In this photo taken Thursday, Oct. 31, 2019, Eduardo Rodriguez, left, of drone manufacturer DJI, trains Khadija Ali Abdulla, right, from the State University of Zanzibar, how to fly a drone to spray the breeding grounds of malaria-carrying mosquitoes, at Cheju paddy farms in the southern Cheju region of the island of Zanzibar, Tanzania. Drones spraying a silicone-based liquid that spreads across the large expanses of stagnant water where malaria-carrying mosquitoes lay their eggs, are being tested to help fight the disease on the island of Zanzibar, off the coast of Tanzania. (AP Photo/Haroub Hussein)
For the first time drones are being tested to help fight malaria on the island of Zanzibar, off the coast of Tanzania.
The drones will spray a silicone-based liquid on rice paddies, where there are large expanses of stagnant water where malaria-carrying mosquitoes lay their eggs. The substance will spread across the water and prevent the eggs from hatching. It is hoped this will significantly reduce the numbers of the malaria-carrying anopheles mosquitoes in the area.
The spraying by drones is a test to see if it will help the government of Zanzibar reach its goal of eliminating malaria on the archipelago by 2023, according to the strategic plan adopted by Zanzibar Malaria Elimination Program. The drone spraying is a relatively inexpensive way to stop the mosquitoes from reproducing, said Bart Knols, a medical entomologist and lead researcher of the program.
“We are getting to the bottom of it as we will spray the breeding grounds of mosquitoes,” said Knols, who is with the Dutch Malaria Foundation.
The drone will spray Aquatain, a liquid gel that will spread over a section of water and kill mosquitoes’ larvae, said Knols. The substance has been tested internationally and has been found to be harmless to non-target organisms, non-toxic and biodegradable. In the initial test, in the Cheju area of southern Zanzibar, the drone flew over and sprayed the shallow, sunlit water bodies in the rice paddies teeming with mosquito larvae, which were trapped as the gel spread across the water.
Without the gel, the larvae would have emerged as adult mosquitoes in search of a blood meal. When those mosquitoes bite humans infected with malaria, they become vectors for the disease and continue its deadly transmission cycle. Along the Indian Ocean coast of East Africa, Zanzibar and mainland Tanzania have had a long, well-documented battle with malaria. In the last 10 years, Zanzibar, with a population of 1.2 million people, has embarked on different methods of fighting malaria. Thousands of mosquito nets have been distributed to put over beds and insecticide was supplied to spray in homes.

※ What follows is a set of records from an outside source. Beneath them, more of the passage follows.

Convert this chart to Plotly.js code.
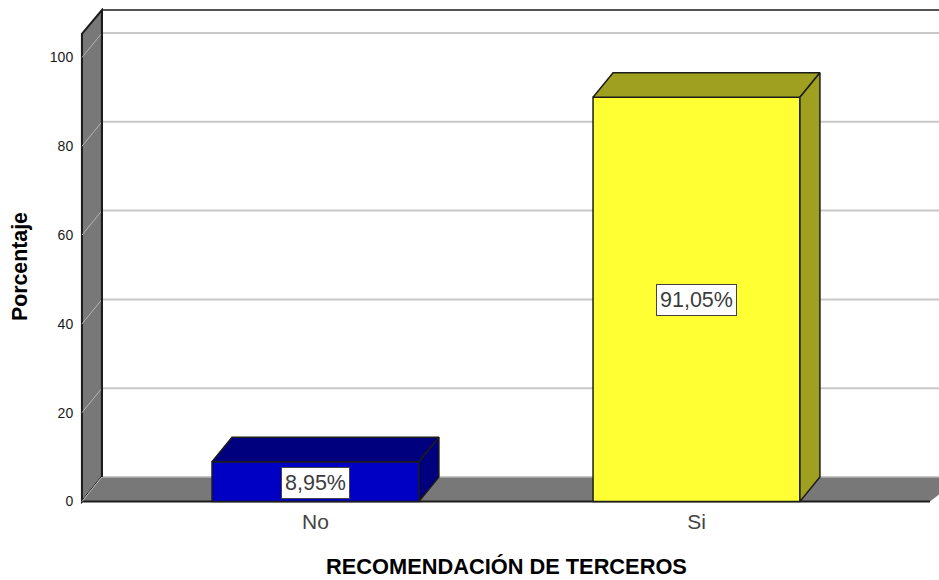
<!DOCTYPE html>
<html>
<head>
<meta charset="utf-8">
<script src="https://cdn.plot.ly/plotly-3.0.1.min.js"></script>
<style>
  html, body { margin: 0; padding: 0; background: #fff; }
  #grafico { width: 939px; height: 580px; }
</style>
</head>
<body>
<div id="grafico"></div>
<script>
/* datos */
const categorias = ["No", "Si"];
const porcentajes = [8.95, 91.05];
const etiquetas = ["8,95%", "91,05%"];
const ticksY = [0, 20, 40, 60, 80, 100];
const tituloX = "RECOMENDACIÓN DE TERCEROS";
const tituloY = "Porcentaje";

/* colores */
const frente = ["#0000c4", "#ffff33"];
const lado = ["#00007f", "#9f9f20"];
const pared = "#787878";
const borde = "#1c1c1c";

/* efecto 3D: profundidad y tamaños en unidades de los ejes */
const anchoBarra = 0.543;
const profX = 20 / 381;
const profY = 24.5 / 4.44;
const frenteTop = 105.3;
const fondoTop = 110.7;
const sueloIni = -0.6129;
const sueloFin = 1.6129;

function poligono(puntos, relleno, linea, ancho) {
  const d = puntos.map((p, i) => (i ? "L" : "M") + p[0] + "," + p[1]).join(" ") + " Z";
  return {
    type: "path", xref: "x", yref: "y", layer: "below", path: d,
    fillcolor: relleno, line: { color: linea, width: ancho },
  };
}

function linea(x0, y0, x1, y1, color, ancho) {
  return {
    type: "line", xref: "x", yref: "y", layer: "below",
    x0, y0, x1, y1, line: { color, width: ancho },
  };
}

const formas = [];

// lineas de la pared del fondo
ticksY.forEach((t) => {
  if (t > 0) formas.push(linea(sueloIni + profX, t + profY, 1.7, t + profY, "#c8c8c8", 2));
});

// pared izquierda
formas.push(poligono([
  [sueloIni, 0], [sueloIni, frenteTop], [sueloIni + profX, fondoTop], [sueloIni + profX, profY],
], pared, borde, 2));
ticksY.forEach((t) => {
  formas.push(linea(sueloIni, t, sueloIni + profX, t + profY, "#b4b4b4", 1));
});

// suelo
formas.push(poligono([
  [sueloIni, 0], [sueloIni + profX, profY], [sueloFin + profX + 0.03, profY], [sueloFin, 0],
], pared, pared, 0));
formas.push(linea(sueloIni, 0, sueloFin, 0, borde, 2));
formas.push(linea(sueloIni + profX, profY, 1.7, profY, "#b4b4b4", 1.5));
formas.push(linea(sueloIni, 0, sueloIni + profX, profY, "#b4b4b4", 1));

// borde superior del fondo
formas.push(linea(sueloIni + profX, fondoTop, 1.7, fondoTop, borde, 1.5));
formas.push(linea(sueloIni + profX, fondoTop, sueloIni + profX, profY, borde, 2));

const posiciones = categorias.map((c, i) => i);

const trazas = [{
  type: "bar",
  x: posiciones,
  y: porcentajes,
  width: anchoBarra,
  marker: { color: frente, line: { color: borde, width: 1.5 } },
  hoverinfo: "skip",
}];

// caras superior y lateral de cada barra
categorias.forEach((c, i) => {
  const izq = posiciones[i] - anchoBarra / 2;
  const der = posiciones[i] + anchoBarra / 2;
  const v = porcentajes[i];
  trazas.push({
    type: "scatter", mode: "lines", fill: "toself", fillcolor: lado[i],
    line: { color: borde, width: 1.5 }, hoverinfo: "skip",
    x: [izq, izq + profX, der + profX, der, izq],
    y: [v, v + profY, v + profY, v, v],
  });
  trazas.push({
    type: "scatter", mode: "lines", fill: "toself", fillcolor: lado[i],
    line: { color: borde, width: 1.5 }, hoverinfo: "skip",
    x: [der, der + profX, der + profX, der, der],
    y: [0, profY, v + profY, v, 0],
  });
});

const anotaciones = categorias.map((c, i) => ({
  x: posiciones[i], y: porcentajes[i] / 2, xref: "x", yref: "y", yshift: -1,
  text: etiquetas[i], showarrow: false,
  font: { family: "Liberation Sans, Arial, sans-serif", size: 21.5, color: "#3c3c3c" },
  bgcolor: "#ffffff", bordercolor: "#444444", borderwidth: 1, borderpad: 3,
}));

// titulos de los ejes
anotaciones.push({
  xref: "paper", yref: "paper", xanchor: "center", yanchor: "middle",
  x: (506.5 - 80) / 859, y: (504 - 566) / 496,
  text: "<b>" + tituloX + "</b>", showarrow: false,
  font: { size: 21.8, color: "#000" },
});
anotaciones.push({
  xref: "paper", yref: "paper", xanchor: "center", yanchor: "middle",
  x: (20 - 80) / 859, y: (504 - 267) / 496, textangle: -90,
  text: "<b>" + tituloY + "</b>", showarrow: false,
  font: { size: 21.3, color: "#000" },
});

const layout = {
  width: 939,
  height: 580,
  margin: { l: 80, r: 0, t: 8, b: 76 },
  paper_bgcolor: "#ffffff",
  plot_bgcolor: "#ffffff",
  showlegend: false,
  hovermode: false,
  font: { family: "Liberation Sans, Arial, sans-serif", color: "#000" },
  xaxis: {
    range: [-0.618, 1.6365],
    tickmode: "array",
    tickvals: posiciones,
    ticktext: categorias,
    tickfont: { size: 21, color: "#444444" },
    ticks: "",
    ticklabelstandoff: 3,
    showgrid: false, zeroline: false, showline: false,
  },
  yaxis: {
    range: [-0.563, 111.15],
    tickmode: "array",
    tickvals: ticksY,
    tickfont: { size: 14, color: "#1a1a1a" },
    ticks: "outside", ticklen: 3, tickcolor: "rgba(0,0,0,0)",
    showgrid: false, zeroline: false, showline: false,
  },
  shapes: formas,
  annotations: anotaciones,
};

Plotly.newPlot("grafico", trazas, layout, { displayModeBar: false, responsive: false });
</script>
</body>
</html>
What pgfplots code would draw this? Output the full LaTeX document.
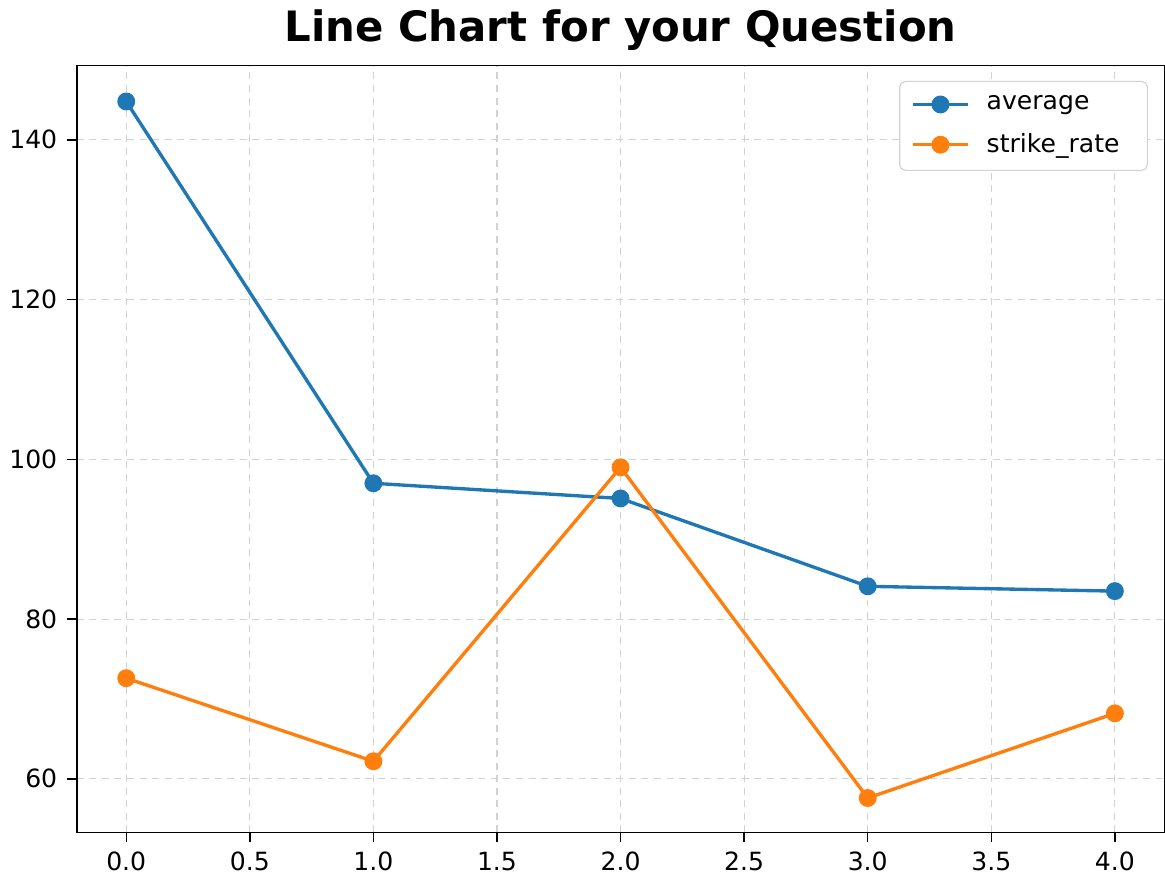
\documentclass[border=0pt]{standalone}
\usepackage{pgfplots}
\pgfplotsset{compat=1.18}
\usepackage{fontspec}
\setmainfont{DejaVu Sans}
\definecolor{c0}{HTML}{1F77B4}
\definecolor{c1}{HTML}{FF7F0E}
\begin{document}
\begin{tikzpicture}
\begin{axis}[
  scale only axis,
  width=390pt, height=275pt,
  xmin=-0.2, xmax=4.2,
  ymin=53.3, ymax=149.3,
  xtick={0,0.5,...,4},
  ytick={60,80,100,120,140},
  xtick pos=bottom, ytick pos=left,
  xticklabel style={/pgf/number format/.cd,fixed,fixed zerofill,precision=1},
  /pgf/number format/assume math mode=true,
  tick label style={font=\fontsize{9}{11}\selectfont},
  tick align=outside,
  tick style={black, line width=0.5pt},
  major tick length=3.5pt,
  grid=major,
  grid style={dash pattern=on 2.5pt off 2pt, gray!35, line width=0.4pt},
  axis line style={line width=0.5pt},
  title={\bfseries Line Chart for your Question},
  title style={font=\fontsize{15}{18}\selectfont, yshift=-4pt},
  legend style={font=\fontsize{9}{11}\selectfont, draw=gray!35, rounded corners=2pt, row sep=3pt, inner xsep=4pt, inner ysep=3pt, at={(0.985,0.98)}, anchor=north east,
    nodes={inner xsep=6pt}},
  legend cell align=left,
  legend image code/.code={
    \draw[#1, mark=none] (0pt,0pt) -- (20pt,0pt);
    \draw[#1, only marks] plot coordinates {(10pt,0pt)};
  },
]
\addplot[c0, line width=1.2pt, mark=*, mark size=2.6pt, mark options={solid}] coordinates {
(0,144.8) (1,97.0) (2,95.1) (3,84.1) (4,83.5)};
\addlegendentry{average}
\addplot[c1, line width=1.2pt, mark=*, mark size=2.6pt, mark options={solid}] coordinates {
(0,72.6) (1,62.2) (2,99.0) (3,57.6) (4,68.2)};
\addlegendentry{strike\_rate}
\end{axis}
\end{tikzpicture}
\end{document}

The campaigns have succeeded in decreasing the disease’s prevalence. Some areas of Zanzibar have seen the prevalence of malaria drop from 40% of the population to less than 10%, according to the malaria elimination program.
The spraying by drones is a new part of the strategy. The use of drones will be essential to efficiently spraying the large rice fields, which have been identified as malaria hot spots on Zanzibar. The drone is efficient because spraying by hand is very time consuming and using a helicopter is too expensive, said Eduardo Rodriguez of DJI, a Chinese drone manufacturer. With the help of drone pilots from the State University of Zanzibar, the DJI Agras drone is being tested to spray the rice paddies.
“The ultimate vision of our fight against malaria is to bring malaria down to zero in year 2023 as our target,“said Abdullah Suleiman Ali, manager of the Zanzibar Malaria Elimination Program.